THE night before a big match, the sensation fluctuates. Sometimes, the nerves might lay dormant, at others they are out of control, sleep then proving hard to come by.
Andy Murray is no stranger to a night to ponder such an occasion. On six different nights previously, he had looked ahead to a grand slam final.
But at Wimbledon in 2013, the magnitude of it was all the more monumental. His every move had been pored over for the fortnight with the prospect of a first British male champion for 77 years.
In his first four grand slam finals, he had suffered defeat. This time, the sensation was different as he prepared to go to bed the night before facing Novak Djokovic.

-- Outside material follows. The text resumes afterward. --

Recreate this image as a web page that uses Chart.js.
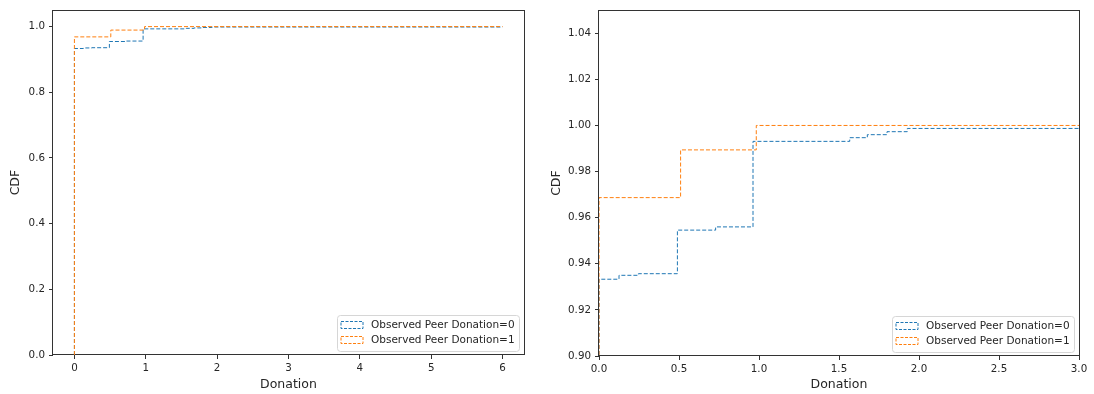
<!DOCTYPE html>
<html>
<head>
<meta charset="utf-8">
<script src="https://cdn.jsdelivr.net/npm/chart.js@4"></script>
<style>
  body { margin: 0; background: #fff; }
  canvas { position: absolute; top: 0; }
  #left { left: 0; }
  #right { left: 547px; }
</style>
</head>
<body>
<canvas id="left" width="547" height="394"></canvas>
<canvas id="right" width="547" height="394"></canvas>
<script>
// step points of the empirical CDFs (value holds until the next x)
const labels = ['Observed Peer Donation=0', 'Observed Peer Donation=1'];
const donationX0 = [0, 0, 0.125, 0.246, 0.49, 0.729, 0.9625, 1.567, 1.677, 1.80, 1.927, 6];
const cdf0 = [0, 0.9333, 0.935, 0.9357, 0.9546, 0.956, 0.9931, 0.9947, 0.996, 0.9973, 0.9987, 0.9987];
const donationX1 = [0, 0, 0.51, 0.983, 6];
const cdf1 = [0, 0.9687, 0.9894, 1.0, 1.0];
const colors = ['#1f77b4', '#ff7f0e'];

const leftXTicks = [0, 1, 2, 3, 4, 5, 6];
const leftYTicks = [0, 0.2, 0.4, 0.6, 0.8, 1.0];
const rightXTicks = [0, 0.5, 1.0, 1.5, 2.0, 2.5, 3.0];
const rightYTicks = [0.90, 0.92, 0.94, 0.96, 0.98, 1.00, 1.02, 1.04];

const font = '"DejaVu Sans", sans-serif';
const axisColor = '#333';

const toPoints = (xs, ys) => xs.map((x, i) => ({ x: x, y: ys[i] }));

const frame = {
  id: 'frame',
  beforeDatasetsDraw(chart) {
    const { ctx, chartArea: a } = chart;
    ctx.save();
    ctx.strokeStyle = axisColor;
    ctx.lineWidth = 1;
    ctx.strokeRect(Math.round(a.left) - 0.5, Math.round(a.top) + 0.5,
      Math.round(a.right - a.left) + 1, Math.round(a.bottom - a.top) - 1);
    ctx.restore();
  }
};

const legendBox = {
  id: 'legendBox',
  afterDatasetsDraw(chart) {
    const { ctx, chartArea: a } = chart;
    ctx.save();
    ctx.font = '10.5px ' + font;
    const ds = chart.data.datasets;
    const textW = Math.max(...ds.map(d => ctx.measureText(d.label).width));
    const w = Math.round(34 + textW + 4), h = 36;
    const x = Math.round(a.right - 5 - w) + 0.5, y = Math.round(a.bottom - 4 - h) + 0.5;
    ctx.beginPath();
    ctx.roundRect(x, y, w, h, 3);
    ctx.fillStyle = 'rgba(255,255,255,0.8)';
    ctx.fill();
    ctx.strokeStyle = '#d6d6d6';
    ctx.lineWidth = 1;
    ctx.stroke();
    ds.forEach((d, i) => {
      const cy = y + 9 + i * 15;
      ctx.setLineDash([3, 1.5]);
      ctx.strokeStyle = d.borderColor;
      ctx.strokeRect(x + 3.5, Math.round(cy - 3.5) + 0.5, 22, 7);
      ctx.setLineDash([]);
      ctx.fillStyle = '#262626';
      ctx.textBaseline = 'middle';
      ctx.textAlign = 'left';
      ctx.fillText(d.label, x + 33.5, cy + 0.5);
    });
    ctx.restore();
  }
};

function makeChart(id, opts) {
  const datasets = [
    { label: labels[0], data: toPoints(donationX0, cdf0), borderColor: colors[0], order: 1 },
    { label: labels[1], data: toPoints(donationX1, cdf1), borderColor: colors[1], order: 0 }
  ].map(d => Object.assign(d, {
    stepped: 'before', borderWidth: 1, borderDash: [4, 2], pointRadius: 0, fill: false,
    backgroundColor: 'transparent'
  }));

  const tickStyle = { color: '#262626', font: { family: font, size: 10.3 } };
  const gridStyle = { drawOnChartArea: false, drawTicks: true, tickLength: 4, color: axisColor };

  return new Chart(document.getElementById(id), {
    type: 'line',
    data: { datasets },
    plugins: [frame, legendBox],
    options: {
      responsive: false,
      animation: false,
      layout: { padding: opts.padding },
      plugins: { legend: { display: false }, tooltip: { enabled: false } },
      scales: {
        x: {
          type: 'linear', min: opts.xMin, max: opts.xMax,
          afterBuildTicks: s => { s.ticks = opts.xTicks.map(v => ({ value: v })); },
          afterFit: s => { s.height = opts.xHeight; },
          ticks: Object.assign({ padding: 3, maxRotation: 0, autoSkip: false,
            callback: v => opts.xFmt(v) }, tickStyle),
          grid: gridStyle,
          border: { display: false },
          title: { display: true, text: 'Donation', color: '#262626',
            font: { family: font, size: 12.5 }, padding: { bottom: 2 } }
        },
        y: {
          type: 'linear', min: opts.yMin, max: opts.yMax,
          afterBuildTicks: s => { s.ticks = opts.yTicks.map(v => ({ value: v })); },
          afterFit: s => { s.width = opts.yWidth; },
          ticks: Object.assign({ padding: 4, autoSkip: false,
            callback: v => opts.yFmt(v) }, tickStyle),
          grid: gridStyle,
          border: { display: false },
          title: { display: true, text: 'CDF', color: '#262626',
            font: { family: font, size: 12.5 }, padding: { top: opts.yTitlePad } }
        }
      }
    }
  });
}

makeChart('left', {
  padding: { top: 10, right: 23, left: 0, bottom: 0 },
  xMin: -0.3, xMax: 6.3, yMin: 0, yMax: 1.05,
  xTicks: leftXTicks, yTicks: leftYTicks,
  xFmt: v => String(v), yFmt: v => v.toFixed(1),
  xHeight: 39, yWidth: 53, yTitlePad: 8
});

makeChart('right', {
  padding: { top: 7, right: 15, left: 0, bottom: 0 },
  xMin: 0, xMax: 3, yMin: 0.90, yMax: 1.05,
  xTicks: rightXTicks, yTicks: rightYTicks,
  xFmt: v => v.toFixed(1), yFmt: v => v.toFixed(2),
  xHeight: 38, yWidth: 52, yTitlePad: 2
});
</script>
</body>
</html>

He had broken his grand slam curse by beating Djokovic in the US Open final the year before, having won Olympic gold on Wimbledon’s Centre Court just a few weeks before that.
“Sometimes before a big match, you feel nervous the night before, you wake up and still feel a bit nervous and it kind of stays there,” Murray said. “But I felt fine the night before, I slept well, got up and was fine in the morning.”
He followed the usual pre-match rigmarole of practice and then quite suddenly about half an hour before, things changed. “I got really nervous, maybe the worst ever,” he recalls.
Inside Centre Court, the nervous anticipation was palpable. It was my first year covering Wimbledon, for umpire Mohamed Lahyani it was his 21st, but this one felt different.